(Code that draws figures)

++++++++++++++++++++

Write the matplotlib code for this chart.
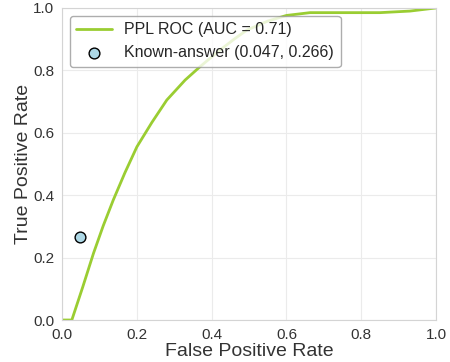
import matplotlib
matplotlib.use("Agg")
import matplotlib.pyplot as plt
import seaborn as sns

# ROC curve points
fpr = [0.0, 0.026, 0.055, 0.084, 0.11, 0.137, 0.168, 0.2, 0.24, 0.28, 0.329, 0.369, 0.422,
       0.46, 0.494, 0.55, 0.6, 0.663, 0.75, 0.85, 0.93, 1.0]
tpr = [0.0, 0.0, 0.105, 0.214, 0.302, 0.385, 0.472, 0.555, 0.633, 0.705, 0.769, 0.812, 0.865,
       0.9, 0.929, 0.958, 0.976, 0.985, 0.985, 0.985, 0.99, 1.0]
auc = 0.71

known_fpr = 0.047
known_tpr = 0.266

sns.set_style("whitegrid")
plt.rcParams['font.family'] = ['Liberation Sans', 'DejaVu Sans']

fig, ax = plt.subplots(figsize=(4.5, 3.62), dpi=100)
fig.subplots_adjust(left=0.138, right=0.969, top=0.978, bottom=0.116)

ax.plot(fpr, tpr, color="yellowgreen", lw=2, label=f"PPL ROC (AUC = {auc:.2f})")
ax.scatter([known_fpr], [known_tpr], s=60, color="lightblue", edgecolor="black", zorder=3,
           label=f"Known-answer ({known_fpr:.3f}, {known_tpr:.3f})")

ax.set_xlim(0, 1)
ax.set_ylim(0, 1)
ax.grid(color="#ebebeb", lw=0.8)
for s in ax.spines.values():
    s.set_color("#d4d4d4")
ax.set_xlabel("False Positive Rate", fontsize=14, color="#333333", labelpad=1)
ax.set_ylabel("True Positive Rate", fontsize=14, color="#333333", labelpad=1)
ax.tick_params(labelsize=11, colors="#333333", pad=2)
ax.legend(loc="upper left", fontsize=11.5, frameon=True, edgecolor="#999999",
          borderaxespad=0.5, handlelength=2.2)

fig.savefig("out.png", dpi=100)
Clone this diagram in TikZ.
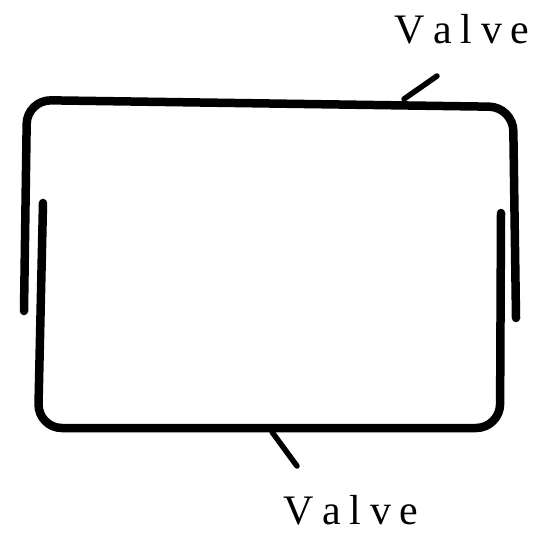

++++++++++++++++++++

**What is asked:**
Copy out all the data exactly; skip the pictures.

**Written response:**
Write the matplotlib code for this chart.
import matplotlib
matplotlib.use("Agg")
import matplotlib.pyplot as plt
import seaborn as sns

# ROC curve points
fpr = [0.0, 0.026, 0.055, 0.084, 0.11, 0.137, 0.168, 0.2, 0.24, 0.28, 0.329, 0.369, 0.422,
       0.46, 0.494, 0.55, 0.6, 0.663, 0.75, 0.85, 0.93, 1.0]
tpr = [0.0, 0.0, 0.105, 0.214, 0.302, 0.385, 0.472, 0.555, 0.633, 0.705, 0.769, 0.812, 0.865,
       0.9, 0.929, 0.958, 0.976, 0.985, 0.985, 0.985, 0.99, 1.0]
auc = 0.71

known_fpr = 0.047
known_tpr = 0.266

sns.set_style("whitegrid")
plt.rcParams['font.family'] = ['Liberation Sans', 'DejaVu Sans']

fig, ax = plt.subplots(figsize=(4.5, 3.62), dpi=100)
fig.subplots_adjust(left=0.138, right=0.969, top=0.978, bottom=0.116)

ax.plot(fpr, tpr, color="yellowgreen", lw=2, label=f"PPL ROC (AUC = {auc:.2f})")
ax.scatter([known_fpr], [known_tpr], s=60, color="lightblue", edgecolor="black", zorder=3,
           label=f"Known-answer ({known_fpr:.3f}, {known_tpr:.3f})")

ax.set_xlim(0, 1)
ax.set_ylim(0, 1)
ax.grid(color="#ebebeb", lw=0.8)
for s in ax.spines.values():
    s.set_color("#d4d4d4")
ax.set_xlabel("False Positive Rate", fontsize=14, color="#333333", labelpad=1)
ax.set_ylabel("True Positive Rate", fontsize=14, color="#333333", labelpad=1)
ax.tick_params(labelsize=11, colors="#333333", pad=2)
ax.legend(loc="upper left", fontsize=11.5, frameon=True, edgecolor="#999999",
          borderaxespad=0.5, handlelength=2.2)

fig.savefig("out.png", dpi=100)
Clone this diagram in TikZ.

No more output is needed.